# THE EXERCISE
Copy out each line featuring the string "that" from the entries beneath.

┏━━

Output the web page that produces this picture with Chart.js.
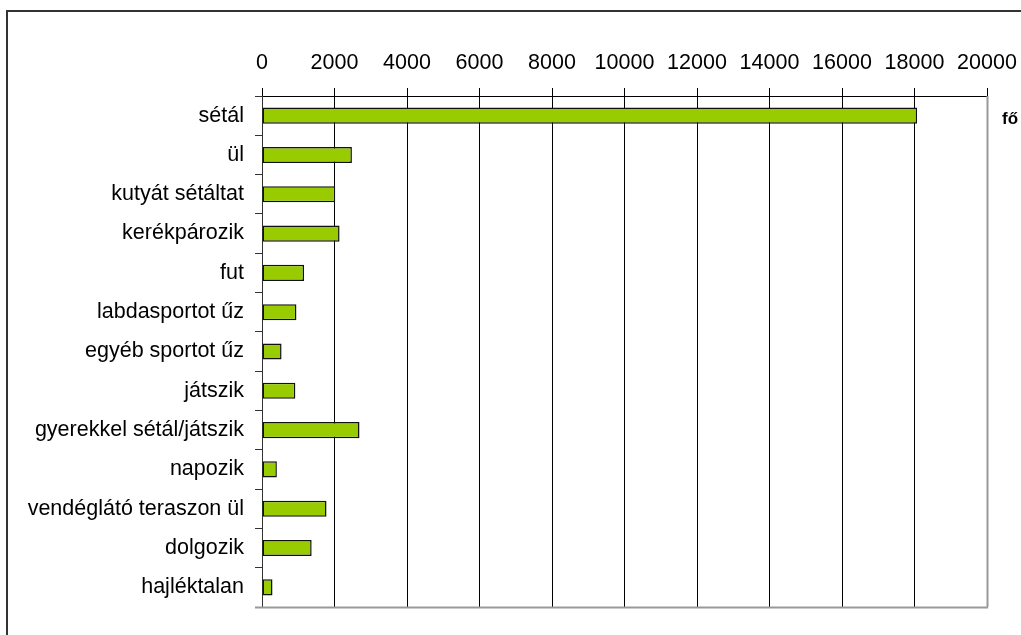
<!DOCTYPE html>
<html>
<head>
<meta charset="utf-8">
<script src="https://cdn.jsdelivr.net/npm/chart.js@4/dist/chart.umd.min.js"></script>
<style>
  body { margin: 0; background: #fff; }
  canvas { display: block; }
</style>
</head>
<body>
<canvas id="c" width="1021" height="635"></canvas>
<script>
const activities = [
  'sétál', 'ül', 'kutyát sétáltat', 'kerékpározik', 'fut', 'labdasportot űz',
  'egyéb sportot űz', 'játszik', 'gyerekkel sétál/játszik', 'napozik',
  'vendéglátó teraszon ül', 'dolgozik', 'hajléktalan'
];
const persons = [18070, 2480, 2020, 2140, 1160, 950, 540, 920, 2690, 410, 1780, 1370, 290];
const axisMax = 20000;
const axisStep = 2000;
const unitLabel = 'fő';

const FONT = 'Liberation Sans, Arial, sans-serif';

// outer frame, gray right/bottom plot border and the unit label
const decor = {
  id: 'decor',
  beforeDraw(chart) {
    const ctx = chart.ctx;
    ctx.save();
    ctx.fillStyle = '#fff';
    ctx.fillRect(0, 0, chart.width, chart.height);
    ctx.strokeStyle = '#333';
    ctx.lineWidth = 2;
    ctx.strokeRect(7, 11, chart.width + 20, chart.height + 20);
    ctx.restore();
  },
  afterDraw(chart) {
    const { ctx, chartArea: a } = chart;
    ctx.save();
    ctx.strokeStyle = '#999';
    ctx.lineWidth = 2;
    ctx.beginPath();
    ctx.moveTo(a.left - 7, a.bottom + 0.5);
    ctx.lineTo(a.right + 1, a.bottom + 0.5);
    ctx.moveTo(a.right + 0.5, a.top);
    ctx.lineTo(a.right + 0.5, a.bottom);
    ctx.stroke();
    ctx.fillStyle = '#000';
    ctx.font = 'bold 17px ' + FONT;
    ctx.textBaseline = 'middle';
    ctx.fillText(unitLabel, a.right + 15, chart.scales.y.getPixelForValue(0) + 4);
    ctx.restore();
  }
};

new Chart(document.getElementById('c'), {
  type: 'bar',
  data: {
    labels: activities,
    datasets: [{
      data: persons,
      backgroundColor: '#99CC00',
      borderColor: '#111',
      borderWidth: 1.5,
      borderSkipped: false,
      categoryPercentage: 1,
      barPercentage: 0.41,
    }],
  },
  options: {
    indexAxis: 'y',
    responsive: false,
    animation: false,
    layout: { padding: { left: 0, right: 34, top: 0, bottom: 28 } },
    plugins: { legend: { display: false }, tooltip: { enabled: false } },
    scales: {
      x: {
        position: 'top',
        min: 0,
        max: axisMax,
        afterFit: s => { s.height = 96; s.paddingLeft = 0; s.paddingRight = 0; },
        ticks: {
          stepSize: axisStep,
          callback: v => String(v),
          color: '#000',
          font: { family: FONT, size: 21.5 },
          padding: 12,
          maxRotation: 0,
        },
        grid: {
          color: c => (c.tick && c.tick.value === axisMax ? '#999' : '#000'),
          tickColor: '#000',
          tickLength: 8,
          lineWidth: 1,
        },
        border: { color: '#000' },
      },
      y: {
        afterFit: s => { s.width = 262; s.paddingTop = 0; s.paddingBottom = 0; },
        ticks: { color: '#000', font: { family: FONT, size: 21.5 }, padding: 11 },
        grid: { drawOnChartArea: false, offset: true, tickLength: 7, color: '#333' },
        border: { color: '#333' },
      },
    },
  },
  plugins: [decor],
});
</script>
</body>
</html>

┗━━
┏━━

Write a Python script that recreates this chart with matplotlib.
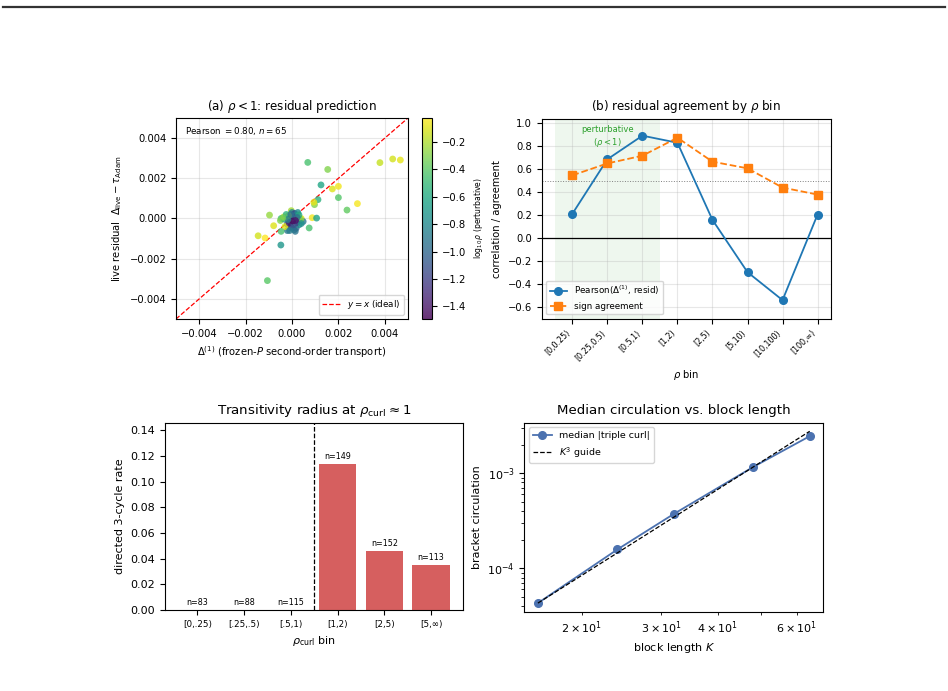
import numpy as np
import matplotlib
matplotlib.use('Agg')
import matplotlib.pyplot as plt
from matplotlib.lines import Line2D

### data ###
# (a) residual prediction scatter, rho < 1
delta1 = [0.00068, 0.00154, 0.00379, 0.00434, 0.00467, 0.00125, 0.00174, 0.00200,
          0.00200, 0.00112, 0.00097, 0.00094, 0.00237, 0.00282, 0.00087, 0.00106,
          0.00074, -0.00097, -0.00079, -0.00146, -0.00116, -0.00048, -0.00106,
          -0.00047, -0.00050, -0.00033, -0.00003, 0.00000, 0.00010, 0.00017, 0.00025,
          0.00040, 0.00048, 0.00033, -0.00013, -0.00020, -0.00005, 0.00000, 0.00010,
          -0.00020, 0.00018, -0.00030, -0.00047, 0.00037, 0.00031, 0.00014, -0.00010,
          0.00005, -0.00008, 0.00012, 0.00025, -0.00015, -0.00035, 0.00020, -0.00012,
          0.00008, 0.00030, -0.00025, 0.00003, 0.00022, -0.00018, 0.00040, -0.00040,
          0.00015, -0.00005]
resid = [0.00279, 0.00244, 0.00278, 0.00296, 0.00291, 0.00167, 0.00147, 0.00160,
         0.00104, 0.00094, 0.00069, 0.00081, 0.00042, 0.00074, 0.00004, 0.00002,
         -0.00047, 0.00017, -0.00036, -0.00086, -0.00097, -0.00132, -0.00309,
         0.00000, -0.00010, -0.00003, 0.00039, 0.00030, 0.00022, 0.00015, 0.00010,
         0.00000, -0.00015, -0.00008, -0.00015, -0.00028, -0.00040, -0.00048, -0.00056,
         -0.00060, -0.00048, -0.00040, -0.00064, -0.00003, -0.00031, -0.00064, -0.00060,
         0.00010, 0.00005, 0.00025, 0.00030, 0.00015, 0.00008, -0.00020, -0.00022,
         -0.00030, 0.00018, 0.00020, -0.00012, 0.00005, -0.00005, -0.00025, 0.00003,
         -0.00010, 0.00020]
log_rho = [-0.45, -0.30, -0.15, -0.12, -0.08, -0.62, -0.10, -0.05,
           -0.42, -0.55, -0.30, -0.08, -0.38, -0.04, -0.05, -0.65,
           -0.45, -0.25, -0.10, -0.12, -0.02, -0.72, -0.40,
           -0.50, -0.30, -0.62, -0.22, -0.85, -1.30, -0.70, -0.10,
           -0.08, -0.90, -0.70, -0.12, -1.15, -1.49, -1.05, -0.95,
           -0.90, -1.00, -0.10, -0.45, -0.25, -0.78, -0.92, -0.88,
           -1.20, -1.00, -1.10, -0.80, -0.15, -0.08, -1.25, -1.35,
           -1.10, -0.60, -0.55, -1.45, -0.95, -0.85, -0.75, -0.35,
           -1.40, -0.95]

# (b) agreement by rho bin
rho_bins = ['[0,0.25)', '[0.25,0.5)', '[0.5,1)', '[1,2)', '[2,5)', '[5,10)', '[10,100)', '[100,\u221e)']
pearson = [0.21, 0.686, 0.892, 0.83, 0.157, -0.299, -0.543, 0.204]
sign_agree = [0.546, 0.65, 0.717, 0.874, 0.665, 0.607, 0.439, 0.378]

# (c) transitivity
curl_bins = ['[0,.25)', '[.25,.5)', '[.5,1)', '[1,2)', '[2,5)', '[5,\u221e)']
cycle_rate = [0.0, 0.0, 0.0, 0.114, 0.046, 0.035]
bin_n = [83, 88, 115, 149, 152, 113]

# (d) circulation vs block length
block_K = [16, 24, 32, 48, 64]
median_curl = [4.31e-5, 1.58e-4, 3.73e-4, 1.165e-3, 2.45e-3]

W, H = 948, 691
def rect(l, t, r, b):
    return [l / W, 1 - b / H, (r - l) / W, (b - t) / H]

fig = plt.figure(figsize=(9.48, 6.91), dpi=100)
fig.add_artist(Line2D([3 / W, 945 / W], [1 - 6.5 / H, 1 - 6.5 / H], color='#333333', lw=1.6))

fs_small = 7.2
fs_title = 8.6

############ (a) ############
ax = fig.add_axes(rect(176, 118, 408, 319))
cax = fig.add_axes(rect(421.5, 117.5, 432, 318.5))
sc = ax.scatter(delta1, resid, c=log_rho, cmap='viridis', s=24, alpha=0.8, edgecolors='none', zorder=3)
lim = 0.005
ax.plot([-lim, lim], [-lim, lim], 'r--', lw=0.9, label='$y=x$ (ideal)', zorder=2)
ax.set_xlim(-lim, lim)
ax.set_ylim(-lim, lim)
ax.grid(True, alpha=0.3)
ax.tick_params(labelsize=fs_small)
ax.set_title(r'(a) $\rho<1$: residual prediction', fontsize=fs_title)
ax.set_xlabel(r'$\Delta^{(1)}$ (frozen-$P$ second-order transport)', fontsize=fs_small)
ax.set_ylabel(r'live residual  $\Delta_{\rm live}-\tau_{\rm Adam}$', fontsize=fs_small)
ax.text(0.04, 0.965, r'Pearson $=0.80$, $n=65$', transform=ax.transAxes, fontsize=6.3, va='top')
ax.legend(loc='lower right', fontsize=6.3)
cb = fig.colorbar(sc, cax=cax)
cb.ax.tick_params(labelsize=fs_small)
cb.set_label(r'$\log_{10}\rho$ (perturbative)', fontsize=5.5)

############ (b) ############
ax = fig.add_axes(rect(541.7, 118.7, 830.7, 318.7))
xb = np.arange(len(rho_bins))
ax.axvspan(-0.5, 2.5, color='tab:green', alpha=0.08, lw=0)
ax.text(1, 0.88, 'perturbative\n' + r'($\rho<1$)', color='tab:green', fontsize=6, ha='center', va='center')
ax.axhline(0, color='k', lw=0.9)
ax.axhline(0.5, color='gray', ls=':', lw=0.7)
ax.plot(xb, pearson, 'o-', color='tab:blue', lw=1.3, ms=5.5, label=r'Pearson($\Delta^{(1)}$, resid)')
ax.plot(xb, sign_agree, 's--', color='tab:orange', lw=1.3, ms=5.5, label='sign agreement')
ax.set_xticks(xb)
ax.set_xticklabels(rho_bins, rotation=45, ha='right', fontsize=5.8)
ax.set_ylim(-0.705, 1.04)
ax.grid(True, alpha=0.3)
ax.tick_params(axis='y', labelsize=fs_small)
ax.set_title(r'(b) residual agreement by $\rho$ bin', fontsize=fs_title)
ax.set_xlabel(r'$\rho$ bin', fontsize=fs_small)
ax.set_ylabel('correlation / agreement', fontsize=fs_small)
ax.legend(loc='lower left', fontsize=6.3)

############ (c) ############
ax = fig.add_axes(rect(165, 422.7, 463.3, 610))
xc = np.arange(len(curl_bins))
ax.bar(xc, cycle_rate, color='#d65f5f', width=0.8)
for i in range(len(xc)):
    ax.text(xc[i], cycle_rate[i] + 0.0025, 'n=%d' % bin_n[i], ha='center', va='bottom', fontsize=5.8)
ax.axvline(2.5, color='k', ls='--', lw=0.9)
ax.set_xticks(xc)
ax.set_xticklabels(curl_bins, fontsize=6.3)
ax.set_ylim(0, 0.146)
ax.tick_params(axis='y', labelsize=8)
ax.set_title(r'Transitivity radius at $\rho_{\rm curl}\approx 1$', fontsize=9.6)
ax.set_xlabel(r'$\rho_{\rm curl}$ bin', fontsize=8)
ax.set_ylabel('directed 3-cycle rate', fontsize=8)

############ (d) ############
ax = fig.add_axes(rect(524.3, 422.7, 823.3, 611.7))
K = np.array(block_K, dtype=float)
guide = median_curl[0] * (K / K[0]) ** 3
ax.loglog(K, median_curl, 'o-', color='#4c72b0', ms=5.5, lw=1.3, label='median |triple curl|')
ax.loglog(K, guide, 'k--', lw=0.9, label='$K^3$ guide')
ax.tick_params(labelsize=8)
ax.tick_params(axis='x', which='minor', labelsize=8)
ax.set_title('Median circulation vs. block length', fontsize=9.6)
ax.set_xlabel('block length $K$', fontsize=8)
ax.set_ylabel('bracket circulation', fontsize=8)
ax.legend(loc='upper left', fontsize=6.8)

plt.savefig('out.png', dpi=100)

┗━━
┏━━

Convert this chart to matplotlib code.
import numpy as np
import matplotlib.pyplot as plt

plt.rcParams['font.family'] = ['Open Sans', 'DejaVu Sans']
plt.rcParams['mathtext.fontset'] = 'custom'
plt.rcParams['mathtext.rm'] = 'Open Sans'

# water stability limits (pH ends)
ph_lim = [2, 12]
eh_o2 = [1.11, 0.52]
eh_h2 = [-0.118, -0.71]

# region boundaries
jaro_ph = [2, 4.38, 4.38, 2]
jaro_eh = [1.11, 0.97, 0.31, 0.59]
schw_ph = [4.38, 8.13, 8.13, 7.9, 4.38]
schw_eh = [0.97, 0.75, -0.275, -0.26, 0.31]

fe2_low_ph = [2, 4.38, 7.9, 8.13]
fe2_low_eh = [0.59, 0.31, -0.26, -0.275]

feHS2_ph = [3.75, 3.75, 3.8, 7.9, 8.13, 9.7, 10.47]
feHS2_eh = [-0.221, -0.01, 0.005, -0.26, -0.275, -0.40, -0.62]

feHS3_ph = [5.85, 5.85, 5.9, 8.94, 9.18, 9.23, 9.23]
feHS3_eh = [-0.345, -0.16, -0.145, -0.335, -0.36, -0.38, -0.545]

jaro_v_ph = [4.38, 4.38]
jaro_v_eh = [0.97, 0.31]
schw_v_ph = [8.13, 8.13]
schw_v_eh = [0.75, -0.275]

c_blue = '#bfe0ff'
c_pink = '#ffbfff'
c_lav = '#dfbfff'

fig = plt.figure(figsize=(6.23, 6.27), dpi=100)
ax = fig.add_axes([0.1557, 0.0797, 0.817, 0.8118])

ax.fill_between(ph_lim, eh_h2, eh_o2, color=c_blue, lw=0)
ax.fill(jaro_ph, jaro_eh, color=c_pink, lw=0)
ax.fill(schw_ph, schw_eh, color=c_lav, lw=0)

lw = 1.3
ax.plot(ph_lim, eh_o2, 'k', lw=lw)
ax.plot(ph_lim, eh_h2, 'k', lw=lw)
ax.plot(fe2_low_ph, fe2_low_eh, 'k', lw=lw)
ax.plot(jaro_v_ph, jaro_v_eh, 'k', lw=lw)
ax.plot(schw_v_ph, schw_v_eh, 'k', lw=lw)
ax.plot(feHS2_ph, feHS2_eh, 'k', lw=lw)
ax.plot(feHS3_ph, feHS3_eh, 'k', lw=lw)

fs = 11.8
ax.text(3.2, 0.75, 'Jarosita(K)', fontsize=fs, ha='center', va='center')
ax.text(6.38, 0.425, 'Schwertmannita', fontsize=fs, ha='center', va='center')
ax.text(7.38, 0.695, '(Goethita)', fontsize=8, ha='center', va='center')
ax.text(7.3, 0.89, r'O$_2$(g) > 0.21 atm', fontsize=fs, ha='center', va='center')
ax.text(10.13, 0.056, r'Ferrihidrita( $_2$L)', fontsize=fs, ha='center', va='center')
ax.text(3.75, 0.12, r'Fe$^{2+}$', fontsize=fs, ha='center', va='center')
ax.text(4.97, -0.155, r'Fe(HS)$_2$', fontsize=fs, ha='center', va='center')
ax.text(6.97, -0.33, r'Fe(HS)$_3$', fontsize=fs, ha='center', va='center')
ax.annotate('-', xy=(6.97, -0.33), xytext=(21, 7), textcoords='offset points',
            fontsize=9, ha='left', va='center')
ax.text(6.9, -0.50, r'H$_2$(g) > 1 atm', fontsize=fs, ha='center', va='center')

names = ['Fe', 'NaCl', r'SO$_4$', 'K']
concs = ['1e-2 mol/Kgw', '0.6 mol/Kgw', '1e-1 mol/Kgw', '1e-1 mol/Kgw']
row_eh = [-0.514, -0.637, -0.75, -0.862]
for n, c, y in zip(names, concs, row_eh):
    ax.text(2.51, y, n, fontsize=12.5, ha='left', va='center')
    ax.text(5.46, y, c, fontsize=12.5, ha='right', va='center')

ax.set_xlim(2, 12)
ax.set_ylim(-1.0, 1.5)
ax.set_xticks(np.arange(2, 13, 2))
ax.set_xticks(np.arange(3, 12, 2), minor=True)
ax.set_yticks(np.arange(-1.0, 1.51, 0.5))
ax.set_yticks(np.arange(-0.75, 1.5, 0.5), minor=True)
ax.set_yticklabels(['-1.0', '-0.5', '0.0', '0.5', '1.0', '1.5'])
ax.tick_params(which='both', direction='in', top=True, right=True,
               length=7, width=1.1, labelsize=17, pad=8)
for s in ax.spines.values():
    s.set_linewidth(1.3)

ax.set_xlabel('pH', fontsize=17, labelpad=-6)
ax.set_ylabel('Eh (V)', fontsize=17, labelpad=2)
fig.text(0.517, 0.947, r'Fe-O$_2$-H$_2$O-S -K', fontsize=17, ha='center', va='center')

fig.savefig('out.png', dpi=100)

┗━━

# PROBLEM SOLUTION
Output the web page that produces this picture with Chart.js.
Write a Python script that recreates this chart with matplotlib.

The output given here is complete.